Diabetes in the Workplace: Know Your Rights
You may have not heard much about the discrimination in the workplace toward individuals with diabetes- unless you have diabetes or someone you love has diabetes. Then you – or your loved one – may have actually been discriminated against for this very reason. If you feel that you have been discriminated against you need to know there are laws that protect against this kind of discrimination and it is very important that you know exactly what your rights are.
The Americans with Disabilities Act serves this very purpose. It protects employees from being discriminated against because of any disability they may have. Because diabetes is considered to be a disability your employer cannot use your disability against you in any way, shape, or form.
Here are some of the ways people with diabetes have been discriminated against:
- They have not been hired because of their condition.
- They have actually been fired due to their condition.
- Their salary has been affected.
- They have not received promotions because of it.

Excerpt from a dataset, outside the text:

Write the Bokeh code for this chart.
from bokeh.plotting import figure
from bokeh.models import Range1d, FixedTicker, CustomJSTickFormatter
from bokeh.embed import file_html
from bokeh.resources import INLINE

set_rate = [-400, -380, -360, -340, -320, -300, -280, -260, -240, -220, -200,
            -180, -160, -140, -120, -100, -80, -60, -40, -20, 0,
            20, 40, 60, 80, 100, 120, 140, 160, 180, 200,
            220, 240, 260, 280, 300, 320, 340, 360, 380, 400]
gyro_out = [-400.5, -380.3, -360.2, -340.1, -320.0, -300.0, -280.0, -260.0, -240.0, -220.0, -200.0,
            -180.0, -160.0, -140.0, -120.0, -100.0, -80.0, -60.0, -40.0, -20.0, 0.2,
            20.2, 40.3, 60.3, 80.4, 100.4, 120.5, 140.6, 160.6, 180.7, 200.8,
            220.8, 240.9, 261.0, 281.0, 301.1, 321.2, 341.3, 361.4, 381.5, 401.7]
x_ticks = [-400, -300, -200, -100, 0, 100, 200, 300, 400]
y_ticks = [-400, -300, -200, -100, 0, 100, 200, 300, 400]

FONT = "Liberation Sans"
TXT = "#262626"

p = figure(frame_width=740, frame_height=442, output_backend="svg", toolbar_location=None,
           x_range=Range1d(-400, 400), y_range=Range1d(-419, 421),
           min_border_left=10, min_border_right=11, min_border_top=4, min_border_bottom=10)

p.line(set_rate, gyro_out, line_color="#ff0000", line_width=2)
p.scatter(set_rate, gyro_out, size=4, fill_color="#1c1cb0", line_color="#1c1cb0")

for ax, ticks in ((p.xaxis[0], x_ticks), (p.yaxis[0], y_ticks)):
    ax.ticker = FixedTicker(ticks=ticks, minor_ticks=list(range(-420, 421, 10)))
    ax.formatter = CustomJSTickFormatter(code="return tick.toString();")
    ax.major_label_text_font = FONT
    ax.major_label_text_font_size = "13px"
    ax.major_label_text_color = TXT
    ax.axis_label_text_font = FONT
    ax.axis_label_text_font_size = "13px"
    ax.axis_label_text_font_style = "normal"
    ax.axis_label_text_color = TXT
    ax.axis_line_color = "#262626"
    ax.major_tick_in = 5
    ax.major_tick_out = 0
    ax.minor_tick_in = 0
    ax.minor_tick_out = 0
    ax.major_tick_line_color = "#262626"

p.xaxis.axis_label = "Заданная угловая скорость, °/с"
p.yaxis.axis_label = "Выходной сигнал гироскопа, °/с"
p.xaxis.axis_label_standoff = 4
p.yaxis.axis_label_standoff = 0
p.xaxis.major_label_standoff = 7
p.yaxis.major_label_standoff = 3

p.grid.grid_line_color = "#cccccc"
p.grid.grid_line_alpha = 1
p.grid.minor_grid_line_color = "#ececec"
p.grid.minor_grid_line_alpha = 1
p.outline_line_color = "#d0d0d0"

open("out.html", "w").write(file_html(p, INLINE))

- They have been unjustly disciplined.
- They have been denied benefits.
When employers do the things listed about they are actually breaking the law and should face legal consequences. Now, keep in mind that if you have diabetes it is your prerogative if you want to disclose the fact that you are diabetic or not. The laws of protection only apply if your employer is aware that you have diabetes.
You have the right to reveal your diabetes to your employer and if you need any reasonable modifications made to help you at work then your employer has to - by law - accommodate you as long as these modifications will not bring forth an undue hardship on the employer.

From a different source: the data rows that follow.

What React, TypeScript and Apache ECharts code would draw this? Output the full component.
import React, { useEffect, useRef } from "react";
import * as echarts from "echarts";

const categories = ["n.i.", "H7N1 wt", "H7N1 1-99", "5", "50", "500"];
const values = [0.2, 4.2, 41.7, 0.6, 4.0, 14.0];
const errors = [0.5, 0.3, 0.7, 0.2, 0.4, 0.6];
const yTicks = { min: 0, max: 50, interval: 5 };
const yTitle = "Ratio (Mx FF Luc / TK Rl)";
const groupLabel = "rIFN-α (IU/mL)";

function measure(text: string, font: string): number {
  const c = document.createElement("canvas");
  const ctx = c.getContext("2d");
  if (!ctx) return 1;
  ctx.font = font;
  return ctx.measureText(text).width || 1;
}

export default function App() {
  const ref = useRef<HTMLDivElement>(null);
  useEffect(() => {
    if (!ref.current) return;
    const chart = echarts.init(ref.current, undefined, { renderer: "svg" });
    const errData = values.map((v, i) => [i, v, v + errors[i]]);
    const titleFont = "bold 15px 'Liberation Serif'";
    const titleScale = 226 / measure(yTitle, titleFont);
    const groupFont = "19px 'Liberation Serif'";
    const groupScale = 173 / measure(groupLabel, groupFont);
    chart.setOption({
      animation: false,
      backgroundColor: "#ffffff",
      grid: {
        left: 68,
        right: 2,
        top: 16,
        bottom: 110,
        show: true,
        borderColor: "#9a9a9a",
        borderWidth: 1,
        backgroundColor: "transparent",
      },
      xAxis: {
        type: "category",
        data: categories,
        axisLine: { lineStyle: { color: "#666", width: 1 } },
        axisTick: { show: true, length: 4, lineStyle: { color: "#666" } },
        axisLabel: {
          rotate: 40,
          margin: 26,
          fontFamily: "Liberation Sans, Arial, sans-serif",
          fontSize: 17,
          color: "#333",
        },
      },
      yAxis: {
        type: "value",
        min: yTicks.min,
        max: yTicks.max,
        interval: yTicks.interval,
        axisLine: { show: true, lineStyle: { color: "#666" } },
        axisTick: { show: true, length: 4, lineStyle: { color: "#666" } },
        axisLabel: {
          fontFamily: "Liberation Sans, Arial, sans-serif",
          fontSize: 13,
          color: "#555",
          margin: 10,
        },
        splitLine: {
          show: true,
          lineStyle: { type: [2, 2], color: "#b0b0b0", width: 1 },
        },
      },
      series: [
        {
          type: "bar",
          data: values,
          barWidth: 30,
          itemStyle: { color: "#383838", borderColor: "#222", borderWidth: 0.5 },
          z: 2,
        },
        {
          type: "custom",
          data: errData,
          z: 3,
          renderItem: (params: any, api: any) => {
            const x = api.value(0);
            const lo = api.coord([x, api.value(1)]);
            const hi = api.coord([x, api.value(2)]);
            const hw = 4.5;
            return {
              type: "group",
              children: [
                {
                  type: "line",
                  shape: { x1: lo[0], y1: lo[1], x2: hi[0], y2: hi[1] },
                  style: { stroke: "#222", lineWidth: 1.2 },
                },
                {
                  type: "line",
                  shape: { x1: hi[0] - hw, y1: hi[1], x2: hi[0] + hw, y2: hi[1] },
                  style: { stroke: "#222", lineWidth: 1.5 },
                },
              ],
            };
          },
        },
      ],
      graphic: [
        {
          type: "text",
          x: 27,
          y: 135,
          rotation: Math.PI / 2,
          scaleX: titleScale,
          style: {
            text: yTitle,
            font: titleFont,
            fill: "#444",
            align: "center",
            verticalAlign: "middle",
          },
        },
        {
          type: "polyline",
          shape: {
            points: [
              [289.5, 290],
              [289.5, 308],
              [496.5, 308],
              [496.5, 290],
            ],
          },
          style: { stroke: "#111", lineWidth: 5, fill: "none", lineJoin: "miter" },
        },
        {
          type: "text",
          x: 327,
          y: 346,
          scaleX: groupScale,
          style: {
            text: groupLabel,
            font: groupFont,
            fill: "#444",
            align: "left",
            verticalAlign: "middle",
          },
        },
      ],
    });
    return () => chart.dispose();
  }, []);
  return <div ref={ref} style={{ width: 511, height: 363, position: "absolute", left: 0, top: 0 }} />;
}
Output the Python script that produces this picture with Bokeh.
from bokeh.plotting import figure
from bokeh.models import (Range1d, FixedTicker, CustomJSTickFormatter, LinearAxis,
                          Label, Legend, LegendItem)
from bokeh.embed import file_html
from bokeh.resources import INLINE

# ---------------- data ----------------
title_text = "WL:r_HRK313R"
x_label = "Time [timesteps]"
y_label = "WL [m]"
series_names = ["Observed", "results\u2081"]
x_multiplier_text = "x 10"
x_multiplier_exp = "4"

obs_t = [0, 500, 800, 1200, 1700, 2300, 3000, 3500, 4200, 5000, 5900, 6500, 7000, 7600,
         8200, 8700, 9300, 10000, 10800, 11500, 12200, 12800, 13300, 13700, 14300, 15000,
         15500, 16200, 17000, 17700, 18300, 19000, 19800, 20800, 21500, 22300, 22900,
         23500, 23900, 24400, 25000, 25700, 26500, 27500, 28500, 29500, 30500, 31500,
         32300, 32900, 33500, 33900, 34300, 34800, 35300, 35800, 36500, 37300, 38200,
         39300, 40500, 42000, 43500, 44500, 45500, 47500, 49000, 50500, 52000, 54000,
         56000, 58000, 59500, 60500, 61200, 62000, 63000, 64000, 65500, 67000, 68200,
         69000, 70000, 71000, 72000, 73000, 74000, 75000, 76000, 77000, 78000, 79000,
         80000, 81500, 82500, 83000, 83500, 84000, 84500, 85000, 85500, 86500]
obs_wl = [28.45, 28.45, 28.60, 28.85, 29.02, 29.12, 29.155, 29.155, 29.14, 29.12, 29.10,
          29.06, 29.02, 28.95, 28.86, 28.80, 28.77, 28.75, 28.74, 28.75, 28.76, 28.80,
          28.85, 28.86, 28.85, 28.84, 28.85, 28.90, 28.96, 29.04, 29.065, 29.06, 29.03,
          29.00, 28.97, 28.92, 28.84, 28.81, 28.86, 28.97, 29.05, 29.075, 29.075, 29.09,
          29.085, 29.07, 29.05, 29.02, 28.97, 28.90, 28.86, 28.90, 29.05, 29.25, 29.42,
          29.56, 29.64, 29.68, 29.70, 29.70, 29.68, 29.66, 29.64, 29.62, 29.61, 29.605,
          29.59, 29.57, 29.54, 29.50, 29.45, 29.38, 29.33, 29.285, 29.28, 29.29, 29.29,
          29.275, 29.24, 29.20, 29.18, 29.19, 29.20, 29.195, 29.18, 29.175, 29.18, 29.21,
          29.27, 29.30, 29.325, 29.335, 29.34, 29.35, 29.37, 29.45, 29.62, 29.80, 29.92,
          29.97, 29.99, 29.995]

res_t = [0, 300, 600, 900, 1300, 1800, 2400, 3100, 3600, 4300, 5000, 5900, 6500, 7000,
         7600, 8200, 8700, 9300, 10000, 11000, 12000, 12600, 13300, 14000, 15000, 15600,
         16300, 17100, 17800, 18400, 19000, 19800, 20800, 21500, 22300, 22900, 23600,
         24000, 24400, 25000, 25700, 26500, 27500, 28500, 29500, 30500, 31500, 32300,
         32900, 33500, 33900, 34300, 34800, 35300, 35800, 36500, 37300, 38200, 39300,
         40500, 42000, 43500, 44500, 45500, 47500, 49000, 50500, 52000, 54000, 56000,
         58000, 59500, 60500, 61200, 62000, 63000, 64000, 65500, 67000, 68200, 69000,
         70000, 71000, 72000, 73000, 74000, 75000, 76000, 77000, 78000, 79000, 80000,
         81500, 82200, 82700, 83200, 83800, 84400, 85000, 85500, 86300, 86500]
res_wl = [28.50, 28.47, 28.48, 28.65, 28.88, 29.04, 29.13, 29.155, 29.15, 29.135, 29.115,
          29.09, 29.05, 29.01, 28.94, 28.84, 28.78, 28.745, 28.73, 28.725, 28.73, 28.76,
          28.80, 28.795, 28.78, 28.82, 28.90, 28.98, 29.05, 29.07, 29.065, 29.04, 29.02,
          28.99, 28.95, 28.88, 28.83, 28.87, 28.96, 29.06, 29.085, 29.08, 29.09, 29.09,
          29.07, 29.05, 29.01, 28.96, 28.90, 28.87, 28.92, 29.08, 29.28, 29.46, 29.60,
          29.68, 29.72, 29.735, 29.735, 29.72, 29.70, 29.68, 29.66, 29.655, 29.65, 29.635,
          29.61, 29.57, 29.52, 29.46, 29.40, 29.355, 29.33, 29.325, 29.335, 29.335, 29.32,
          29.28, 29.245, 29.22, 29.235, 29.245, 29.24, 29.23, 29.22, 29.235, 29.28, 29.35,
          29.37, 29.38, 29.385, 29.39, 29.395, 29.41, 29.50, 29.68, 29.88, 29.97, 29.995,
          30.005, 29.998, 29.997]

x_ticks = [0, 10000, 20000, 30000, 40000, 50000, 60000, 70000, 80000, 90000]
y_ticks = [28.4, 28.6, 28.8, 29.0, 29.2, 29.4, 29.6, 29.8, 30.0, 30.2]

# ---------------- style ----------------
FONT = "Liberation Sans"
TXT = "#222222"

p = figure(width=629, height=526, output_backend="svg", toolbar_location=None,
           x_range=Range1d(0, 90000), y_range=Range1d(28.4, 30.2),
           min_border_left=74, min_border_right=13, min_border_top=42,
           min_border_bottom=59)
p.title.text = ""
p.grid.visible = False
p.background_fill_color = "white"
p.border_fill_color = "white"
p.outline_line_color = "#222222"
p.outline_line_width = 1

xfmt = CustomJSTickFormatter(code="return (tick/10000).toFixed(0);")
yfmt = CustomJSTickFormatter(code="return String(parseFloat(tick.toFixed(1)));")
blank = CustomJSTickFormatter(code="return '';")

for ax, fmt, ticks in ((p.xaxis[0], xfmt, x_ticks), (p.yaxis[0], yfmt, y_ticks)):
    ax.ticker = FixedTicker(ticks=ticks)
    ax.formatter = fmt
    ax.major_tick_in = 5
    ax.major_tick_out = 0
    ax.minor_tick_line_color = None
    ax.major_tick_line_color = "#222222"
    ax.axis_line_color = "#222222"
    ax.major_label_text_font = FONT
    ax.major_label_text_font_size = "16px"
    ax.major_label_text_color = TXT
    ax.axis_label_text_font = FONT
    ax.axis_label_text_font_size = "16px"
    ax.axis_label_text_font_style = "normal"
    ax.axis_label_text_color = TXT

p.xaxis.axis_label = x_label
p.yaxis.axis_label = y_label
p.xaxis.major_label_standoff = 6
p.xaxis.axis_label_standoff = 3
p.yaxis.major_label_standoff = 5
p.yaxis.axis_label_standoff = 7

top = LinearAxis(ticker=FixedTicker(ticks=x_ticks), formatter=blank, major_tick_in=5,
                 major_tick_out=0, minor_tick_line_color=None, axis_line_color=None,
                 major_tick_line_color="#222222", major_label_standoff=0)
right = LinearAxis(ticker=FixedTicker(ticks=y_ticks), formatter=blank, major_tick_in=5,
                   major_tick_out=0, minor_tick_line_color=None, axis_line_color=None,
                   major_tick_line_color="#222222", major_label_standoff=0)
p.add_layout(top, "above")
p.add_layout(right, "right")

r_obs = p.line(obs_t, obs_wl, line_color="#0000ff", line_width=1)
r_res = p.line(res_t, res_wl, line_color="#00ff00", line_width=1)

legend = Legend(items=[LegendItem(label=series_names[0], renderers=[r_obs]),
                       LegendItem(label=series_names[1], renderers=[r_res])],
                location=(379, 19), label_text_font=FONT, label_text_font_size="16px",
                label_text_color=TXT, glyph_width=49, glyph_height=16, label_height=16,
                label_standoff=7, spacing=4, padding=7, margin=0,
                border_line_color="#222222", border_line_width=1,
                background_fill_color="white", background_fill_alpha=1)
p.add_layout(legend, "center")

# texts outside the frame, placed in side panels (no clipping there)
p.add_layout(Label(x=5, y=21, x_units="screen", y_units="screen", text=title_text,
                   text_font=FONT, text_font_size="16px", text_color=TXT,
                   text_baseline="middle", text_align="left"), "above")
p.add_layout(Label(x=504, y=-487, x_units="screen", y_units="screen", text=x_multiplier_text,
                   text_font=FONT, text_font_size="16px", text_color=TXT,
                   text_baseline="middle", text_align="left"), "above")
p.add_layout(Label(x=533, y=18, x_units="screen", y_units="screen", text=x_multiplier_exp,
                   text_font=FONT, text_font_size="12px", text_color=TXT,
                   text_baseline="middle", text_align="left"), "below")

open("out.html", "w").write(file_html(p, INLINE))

Some of the things that a diabetic may ask their employer for would be the following: To have frequent, short breaks so they can do a blood sugar test or eat a small snack to regulate sugar levels. They may also ask their employer if they can actually consume these snacks while they are working, without the break. Another thing might be modifying your work schedule so that you do not have to miss any doctor's appointments.
These requests are more than reasonable to request. They are not too difficult and they are not costly so your employer should be able to honor them.
If you believe that you have been discriminated against by your employer then you should document everything and bring it before your employer and explain yourself to them. This very well could resolve the problem but if it does not then it might be a good time to seek the advice of a lawyer that specializes in workplace discrimination. The one thing you should not do is let it continue to go on unreported. You have rights – know them and exercise them.